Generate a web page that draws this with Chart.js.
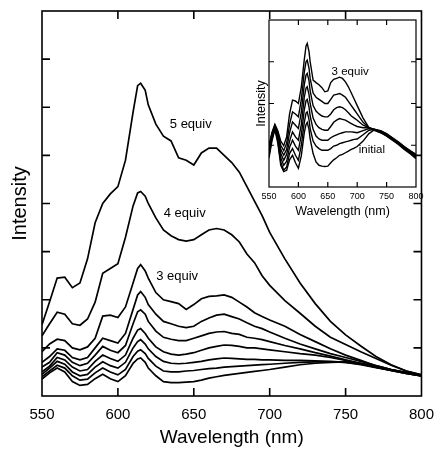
<!DOCTYPE html>
<html>
<head>
<meta charset="utf-8">
<script src="https://cdn.jsdelivr.net/npm/chart.js@4.4.1/dist/chart.umd.min.js"></script>
<style>
  html, body { margin: 0; padding: 0; background: #fff; }
  #wrap { position: relative; width: 444px; height: 449px; }
  #wrap canvas { position: absolute; left: 0; top: 0; }
</style>
</head>
<body>
<div id="wrap">
  <canvas id="mainChart" width="444" height="449"></canvas>
  <canvas id="insetChart" width="444" height="449"></canvas>
</div>
<script>
// wavelength grid (nm), shared by every spectrum
const wavelengths = [550,555,560,565,570,575,580,585,590,595,600,605,610,613,615,618,620,625,630,635,640,645,650,655,660,665,670,675,680,685,690,695,700,710,720,730,740,750,760,770,780,790,800];
const xTicks = [550, 600, 650, 700, 750, 800];

// main panel: initial -> 3 equiv, then 4 and 5 equiv
const specInitial = [0.35,0.48,0.58,0.5,0.3,0.22,0.24,0.36,0.45,0.36, 0.3,0.42,0.68,0.77,0.79,0.7,0.58,0.42,0.3,0.28, 0.28,0.29,0.3,0.33,0.37,0.4,0.43,0.45,0.47,0.49, 0.51,0.53,0.55,0.6,0.65,0.68,0.7,0.71,0.68,0.62, 0.55,0.49,0.43];
const spec05 = [0.4,0.52,0.64,0.58,0.42,0.33,0.35,0.48,0.58,0.5, 0.44,0.55,0.82,0.93,0.96,0.88,0.78,0.62,0.52,0.5, 0.5,0.52,0.53,0.55,0.57,0.58,0.6,0.61,0.62,0.63, 0.64,0.65,0.66,0.68,0.7,0.71,0.71,0.7,0.66,0.6, 0.54,0.48,0.43];
const spec10 = [0.45,0.58,0.72,0.66,0.5,0.42,0.45,0.6,0.71,0.63, 0.58,0.7,1.0,1.13,1.17,1.08,0.98,0.82,0.72,0.68, 0.67,0.68,0.7,0.72,0.75,0.77,0.79,0.78,0.77,0.76, 0.76,0.75,0.75,0.74,0.74,0.73,0.72,0.7,0.65,0.59, 0.53,0.47,0.42];
const spec15 = [0.5,0.62,0.8,0.75,0.6,0.52,0.55,0.72,0.85,0.78, 0.72,0.85,1.2,1.37,1.4,1.3,1.2,1.02,0.92,0.87, 0.85,0.87,0.9,0.95,1.0,1.03,1.06,1.05,1.03,1.0, 1.0,0.98,0.96,0.92,0.88,0.85,0.8,0.74,0.67,0.6, 0.53,0.47,0.42];
const spec20 = [0.6,0.7,0.9,0.85,0.7,0.63,0.68,0.85,1.03,0.95, 0.9,1.05,1.5,1.75,1.79,1.7,1.55,1.35,1.22,1.18, 1.15,1.15,1.2,1.25,1.3,1.33,1.34,1.3,1.28,1.22, 1.2,1.17,1.13,1.05,0.98,0.9,0.83,0.75,0.68,0.6, 0.53,0.47,0.42];
const spec25 = [0.7,0.82,0.98,0.95,0.8,0.75,0.8,1.0,1.2,1.15, 1.1,1.3,1.8,2.1,2.17,2.05,1.9,1.7,1.55,1.5, 1.45,1.42,1.45,1.55,1.62,1.68,1.7,1.65,1.6,1.52, 1.45,1.4,1.33,1.2,1.08,0.98,0.88,0.8,0.72,0.63, 0.55,0.48,0.42];
const spec3eq = [0.92,1.08,1.18,1.15,1.0,0.96,1.02,1.2,1.66,1.68, 1.63,1.85,2.35,2.65,2.73,2.6,2.45,2.15,2.0,1.96, 1.92,1.8,1.9,2.02,2.07,2.08,2.1,2.05,1.95,1.85, 1.73,1.65,1.58,1.45,1.28,1.13,0.98,0.85,0.74,0.63, 0.55,0.48,0.42];
const spec4eq = [1.25,1.5,1.74,1.7,1.5,1.47,1.6,1.95,2.55,2.65, 2.75,3.3,3.95,4.22,4.25,4.15,4.0,3.7,3.45,3.33, 3.25,3.22,3.25,3.35,3.45,3.48,3.45,3.35,3.2,2.95, 2.77,2.5,2.3,1.98,1.72,1.45,1.22,1.07,0.92,0.78, 0.64,0.52,0.44];
const spec5eq = [1.48,1.96,2.45,2.47,2.25,2.35,2.85,3.6,4.0,4.2, 4.35,4.9,5.9,6.45,6.5,6.35,6.05,5.65,5.4,5.3, 4.95,4.9,4.8,5.05,5.15,5.15,5.0,4.85,4.65,4.35, 4.05,3.75,3.4,2.85,2.35,1.92,1.55,1.27,1.04,0.82, 0.65,0.52,0.44];

// inset panel: normalised spectra, initial -> 3 equiv
const insInitial = [0.7,1.1,1.38,1.05,0.52,0.37,0.4,0.65,0.76,0.58, 0.45,0.75,1.3,1.5,1.55,1.38,1.15,0.8,0.6,0.52, 0.5,0.49,0.5,0.58,0.65,0.7,0.76,0.78,0.82,0.86, 0.9,0.93,0.97,1.1,1.28,1.38,1.35,1.28,1.18,1.08, 0.97,0.87,0.78];
const ins05 = [0.75,1.15,1.4,1.1,0.6,0.4,0.48,0.8,0.92,0.76, 0.64,1.0,1.55,1.77,1.8,1.62,1.4,1.1,0.98,0.92, 0.88,0.88,0.88,0.92,0.98,1.0,1.04,1.06,1.08,1.1, 1.12,1.14,1.15,1.25,1.36,1.38,1.34,1.27,1.17,1.07, 0.96,0.86,0.77];
const ins10 = [0.8,1.2,1.42,1.15,0.7,0.52,0.62,0.95,1.12,0.98, 0.88,1.25,1.85,2.07,2.1,1.92,1.7,1.38,1.22,1.15, 1.12,1.12,1.12,1.18,1.22,1.25,1.28,1.3,1.32,1.32, 1.32,1.31,1.3,1.35,1.4,1.38,1.33,1.26,1.16,1.06, 0.95,0.85,0.76];
const ins15 = [0.85,1.22,1.44,1.2,0.8,0.64,0.78,1.1,1.32,1.2, 1.12,1.5,2.15,2.37,2.4,2.22,2.0,1.65,1.5,1.42, 1.38,1.36,1.36,1.45,1.55,1.6,1.64,1.62,1.6,1.56, 1.52,1.48,1.45,1.42,1.42,1.38,1.32,1.25,1.15,1.05, 0.94,0.84,0.74];
const ins20 = [0.9,1.25,1.46,1.25,0.9,0.76,0.9,1.3,1.56,1.48, 1.4,1.8,2.45,2.68,2.72,2.55,2.3,1.95,1.82,1.75, 1.7,1.68,1.68,1.75,1.85,1.9,1.92,1.9,1.85,1.78, 1.7,1.65,1.6,1.48,1.42,1.37,1.31,1.24,1.14,1.04, 0.93,0.83,0.72];
const ins25 = [0.95,1.28,1.48,1.3,1.0,0.87,1.05,1.5,1.8,1.75, 1.68,2.1,2.75,3.0,3.04,2.85,2.6,2.25,2.15,2.1, 2.05,2.0,2.0,2.1,2.2,2.22,2.24,2.2,2.15,2.05, 1.95,1.85,1.75,1.55,1.42,1.36,1.3,1.23,1.13,1.03, 0.92,0.82,0.7];
const ins3eq = [1.0,1.3,1.5,1.35,1.1,0.99,1.2,1.75,2.08,2.06, 2.0,2.4,3.05,3.38,3.44,3.25,3.0,2.56,2.5,2.45, 2.38,2.28,2.3,2.5,2.58,2.6,2.63,2.6,2.52,2.4, 2.25,2.1,1.95,1.65,1.42,1.35,1.3,1.22,1.12,1.02, 0.9,0.8,0.68];

// curve labels, anchored in data units
const mainLabels = [
  { text: '5 equiv', x: 648, y: 5.65 },
  { text: '4 equiv', x: 644, y: 3.79 },
  { text: '3 equiv', x: 639, y: 2.48 }
];
const insetLabels = [
  { text: '3 equiv', x: 688, y: 2.75 },
  { text: 'initial', x: 725, y: 0.89 }
];

const FONT = "'Liberation Sans', Arial, Helvetica, sans-serif";
Chart.defaults.font.family = FONT;
Chart.defaults.color = '#000';

function toPoints(values) {
  return wavelengths.map((w, i) => ({ x: w, y: values[i] }));
}

function lineSet(values, width) {
  return { data: toPoints(values), borderColor: '#000', borderWidth: width, pointRadius: 0, tension: 0, fill: false };
}

// box frame with inward ticks on all four sides + text labels
const framePlugin = {
  id: 'frame',
  beforeDraw(chart, args, opts) {
    if (!opts.fill) return;
    const { ctx, chartArea: a } = chart;
    ctx.save();
    ctx.fillStyle = opts.fill;
    ctx.fillRect(a.left, a.top, a.right - a.left, a.bottom - a.top);
    ctx.restore();
  },
  afterDraw(chart, args, opts) {
    const { ctx, chartArea: a, scales: { x, y } } = chart;
    const len = opts.tickLength;
    ctx.save();
    ctx.strokeStyle = '#000';
    ctx.lineWidth = opts.lineWidth;
    ctx.strokeRect(a.left, a.top, a.right - a.left, a.bottom - a.top);
    ctx.beginPath();
    x.ticks.forEach(t => {
      const px = x.getPixelForValue(t.value);
      if (px <= a.left + 1 || px >= a.right - 1) return;
      ctx.moveTo(px, a.bottom); ctx.lineTo(px, a.bottom - len);
      ctx.moveTo(px, a.top); ctx.lineTo(px, a.top + len);
    });
    y.ticks.forEach(t => {
      const py = y.getPixelForValue(t.value);
      if (py <= a.top + 1 || py >= a.bottom - 1) return;
      ctx.moveTo(a.left, py); ctx.lineTo(a.left + len, py);
      ctx.moveTo(a.right, py); ctx.lineTo(a.right - len, py);
    });
    ctx.stroke();
    ctx.fillStyle = '#000';
    ctx.font = opts.labelFont + 'px ' + FONT;
    ctx.textAlign = 'center';
    ctx.textBaseline = 'middle';
    (opts.labels || []).forEach(l => ctx.fillText(l.text, x.getPixelForValue(l.x), y.getPixelForValue(l.y)));
    ctx.restore();
  }
};

new Chart(document.getElementById('mainChart'), {
  type: 'line',
  data: {
    datasets: [specInitial, spec05, spec10, spec15, spec20, spec25, spec3eq, spec4eq, spec5eq].map(s => lineSet(s, 1.7))
  },
  plugins: [framePlugin],
  options: {
    responsive: false,
    animation: false,
    devicePixelRatio: 1,
    layout: { padding: { left: 0, top: 11, right: 13, bottom: 0 } },
    plugins: {
      legend: { display: false },
      tooltip: { enabled: false },
      frame: { tickLength: 8, lineWidth: 1.6, labelFont: 13, labels: mainLabels }
    },
    scales: {
      x: {
        type: 'linear', min: 550, max: 800,
        afterBuildTicks: s => { s.ticks = xTicks.map(v => ({ value: v })); },
        afterFit: s => { s.height = 53; },
        grid: { display: false, drawTicks: false },
        border: { display: false },
        ticks: { padding: 10, font: { size: 15 } },
        title: { display: true, text: 'Wavelength (nm)', font: { size: 19 }, padding: 0 }
      },
      y: {
        min: 0, max: 8,
        afterFit: s => { s.width = 42; },
        grid: { display: false, drawTicks: false },
        border: { display: false },
        ticks: { display: false, stepSize: 1 },
        title: { display: true, text: 'Intensity', font: { size: 20 }, padding: { top: 8, bottom: 0 } }
      }
    }
  }
});

new Chart(document.getElementById('insetChart'), {
  type: 'line',
  data: {
    datasets: [insInitial, ins05, ins10, ins15, ins20, ins25, ins3eq].map(s => lineSet(s, 1.4))
  },
  plugins: [framePlugin],
  options: {
    responsive: false,
    animation: false,
    devicePixelRatio: 1,
    layout: { padding: { left: 253, top: 20, right: 28, bottom: 230 } },
    plugins: {
      legend: { display: false },
      tooltip: { enabled: false },
      frame: { tickLength: 5, lineWidth: 1.2, labelFont: 11.5, labels: insetLabels, fill: '#fff' }
    },
    scales: {
      x: {
        type: 'linear', min: 550, max: 800,
        afterBuildTicks: s => { s.ticks = xTicks.map(v => ({ value: v })); },
        afterFit: s => { s.height = 32; },
        grid: { display: false, drawTicks: false },
        border: { display: false },
        ticks: { padding: 4, font: { size: 9 } },
        title: { display: true, text: 'Wavelength (nm)', font: { size: 12.5 }, padding: 0 }
      },
      y: {
        min: 0, max: 4,
        afterFit: s => { s.width = 16; },
        grid: { display: false, drawTicks: false },
        border: { display: false },
        ticks: { display: false, stepSize: 1 },
        title: { display: true, text: 'Intensity', font: { size: 12.5 }, padding: { top: 1, bottom: 0 } }
      }
    }
  }
});
</script>
</body>
</html>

TASK REQUIREMENTS. Repeat the listing above exactly from its first line to the line containing "const xTicks = [550, 600, 650, 700, 750, 800];", both included, and omit the pictures.

EXPECTED OUTPUT.
Generate a web page that draws this with Chart.js.
<!DOCTYPE html>
<html>
<head>
<meta charset="utf-8">
<script src="https://cdn.jsdelivr.net/npm/chart.js@4.4.1/dist/chart.umd.min.js"></script>
<style>
  html, body { margin: 0; padding: 0; background: #fff; }
  #wrap { position: relative; width: 444px; height: 449px; }
  #wrap canvas { position: absolute; left: 0; top: 0; }
</style>
</head>
<body>
<div id="wrap">
  <canvas id="mainChart" width="444" height="449"></canvas>
  <canvas id="insetChart" width="444" height="449"></canvas>
</div>
<script>
// wavelength grid (nm), shared by every spectrum
const wavelengths = [550,555,560,565,570,575,580,585,590,595,600,605,610,613,615,618,620,625,630,635,640,645,650,655,660,665,670,675,680,685,690,695,700,710,720,730,740,750,760,770,780,790,800];
const xTicks = [550, 600, 650, 700, 750, 800];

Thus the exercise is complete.